You need to scaling the output back according to the model preprocessing. How did you do the preprocess scaling with your yolov5s-seg model? Is there “keep-aspect-ratio” operation? What is the size of the mask output matrix(640x640 or other size)?

Is this the original video size, nvstreammux size or finally display size?

the image size is 1920 × 1080, the network input is 640×640, with “keep-aspect-ratio” operation。the output of mask size should be 640 × 640, but i have rescaled the mask to 1920 x 1080.

Is this the original video size, nvstreammux size or finally display size?

[streammux]
gpu-id=0
##Boolean property to inform muxer that sources are live
live-source=0
batch-size=1
##time out in usec, to wait after the first buffer is available
##to push the batch even if the complete batch is not formed
batched-push-timeout=40000
## Set muxer output width and height
width=1920
height=1080
##Enable to maintain aspect ratio wrt source, and allow black borders, works
##along with width, height properties
enable-padding=0
nvbuf-memory-type=0

What is the final display size?

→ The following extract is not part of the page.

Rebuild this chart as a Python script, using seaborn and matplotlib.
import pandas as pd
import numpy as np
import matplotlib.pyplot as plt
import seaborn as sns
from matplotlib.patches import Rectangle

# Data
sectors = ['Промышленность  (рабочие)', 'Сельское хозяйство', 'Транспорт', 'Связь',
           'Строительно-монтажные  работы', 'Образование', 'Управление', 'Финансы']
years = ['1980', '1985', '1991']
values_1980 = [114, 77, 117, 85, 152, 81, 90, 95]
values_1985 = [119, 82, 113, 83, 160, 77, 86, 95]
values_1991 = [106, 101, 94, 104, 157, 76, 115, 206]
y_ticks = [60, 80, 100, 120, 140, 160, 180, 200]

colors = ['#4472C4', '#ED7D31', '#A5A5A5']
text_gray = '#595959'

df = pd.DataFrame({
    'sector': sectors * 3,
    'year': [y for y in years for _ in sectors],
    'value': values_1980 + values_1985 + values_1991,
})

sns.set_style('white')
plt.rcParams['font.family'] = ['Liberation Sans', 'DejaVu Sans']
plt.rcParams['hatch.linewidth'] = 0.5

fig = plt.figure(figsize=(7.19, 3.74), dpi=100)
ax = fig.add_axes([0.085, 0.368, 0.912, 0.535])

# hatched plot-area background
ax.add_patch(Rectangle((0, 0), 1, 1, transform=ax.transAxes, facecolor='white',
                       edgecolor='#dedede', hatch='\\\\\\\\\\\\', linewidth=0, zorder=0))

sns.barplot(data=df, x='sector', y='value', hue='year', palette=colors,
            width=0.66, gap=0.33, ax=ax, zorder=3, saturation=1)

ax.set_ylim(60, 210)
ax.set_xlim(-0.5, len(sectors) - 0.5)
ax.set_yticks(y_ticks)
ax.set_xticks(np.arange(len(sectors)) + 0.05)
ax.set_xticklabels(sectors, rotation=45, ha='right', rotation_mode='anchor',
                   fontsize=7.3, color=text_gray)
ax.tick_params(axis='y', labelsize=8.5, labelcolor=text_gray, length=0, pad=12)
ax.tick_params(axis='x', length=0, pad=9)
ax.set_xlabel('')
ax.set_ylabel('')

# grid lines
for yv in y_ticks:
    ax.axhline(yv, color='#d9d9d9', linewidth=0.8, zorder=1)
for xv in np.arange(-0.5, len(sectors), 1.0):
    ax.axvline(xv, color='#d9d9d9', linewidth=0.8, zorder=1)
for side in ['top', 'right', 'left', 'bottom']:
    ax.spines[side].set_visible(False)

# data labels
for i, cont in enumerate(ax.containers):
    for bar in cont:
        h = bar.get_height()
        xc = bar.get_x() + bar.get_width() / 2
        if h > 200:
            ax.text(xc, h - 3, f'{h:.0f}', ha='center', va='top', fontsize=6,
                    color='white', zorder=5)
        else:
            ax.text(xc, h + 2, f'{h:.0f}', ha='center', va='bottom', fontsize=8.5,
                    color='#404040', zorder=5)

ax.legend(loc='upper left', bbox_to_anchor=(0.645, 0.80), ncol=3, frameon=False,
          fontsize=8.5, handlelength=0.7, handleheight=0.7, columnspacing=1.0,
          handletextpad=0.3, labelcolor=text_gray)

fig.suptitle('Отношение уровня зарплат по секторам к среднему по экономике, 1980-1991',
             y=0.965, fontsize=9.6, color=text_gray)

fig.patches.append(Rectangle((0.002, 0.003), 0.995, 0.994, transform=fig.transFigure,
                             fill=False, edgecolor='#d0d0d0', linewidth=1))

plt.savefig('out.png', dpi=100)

Where did you scale the mask?

Suppose your final display resolution is 1920x1080, since your model accept the padded scaled image as input, the output is also padded. So you need to scale the valid part(removing the padding parts) of the output to the display resolution.

the final display size is 1920x1080. yes, I rescale the mask from 640 × 640 to 1920× 1080 considering the padding. code show as below:

// the input mask_mat shape is 640 x 640
 cv::Mat img_mask = scale_mask(mask_mat, kImageH, kImageW);
// rescale code 
cv::Mat scale_mask(cv::Mat mask, uint32_t img_h, uint32_t img_w) {
  int x, y, w, h;
  float r_w = kInputW / (img_w * 1.0);
  float r_h = kInputH / (img_h * 1.0);
  if (r_h > r_w) {
    w = kInputW;
    h = r_w * img_h;
    x = 0;
    y = (kInputH - h) / 2;
  } else {
    w = r_h * img_w;
    h = kInputH;
    x = (kInputW - w) / 2;
    y = 0;
  }
  cv::Rect r(x, y, w, h);
  cv::Mat res;
  cv::resize(mask(r), res, cv::Size2d(img_w, img_h));
  return res;
}

Post-processing operations are done in NvDsInferParseYolov5Seg function.

// nvinfer config file
cluster-mode=4
# lib path for instance segmentation
parse-bbox-instance-mask-func-name=NvDsInferParseYolov5Seg
custom-lib-path=/opt/nvidia/deepstream/deepstream-6.0/instanceSeg_yolov5/nvdsinfer_yolov5_seg_impl/libnvinfer_yolov5_seg.so
	
output-instance-mask=1
	
segmentation-threshold=0.3

How can you guarantee the mask is for the frame you paste?

we just see the bus object,the gray picture is saved in NvDsInferParseYolov5Seg function,the RGB picture is output with the pipeline in the video. They are all the first frame data of the video as the result of the input。I think the mask data is changed in somewhere, but I can’t locate it right now.


So the mask is correct. The issue has nothing to do with DeepStream. Please debug your code.

??? I mean the RGB image’s mask should same as the gray image, but they are not the same. the RGB image is output by nvosd.

There is no update from you for a period, assuming this is not an issue anymore. Hence we are closing this topic. If need further support, please open a new one. Thanks

Are you displaying such video with the sample NVIDIA-AI-IOT/deepstream_tao_apps: Sample apps to demonstrate how to deploy models trained with TAO on DeepStream (github.com)?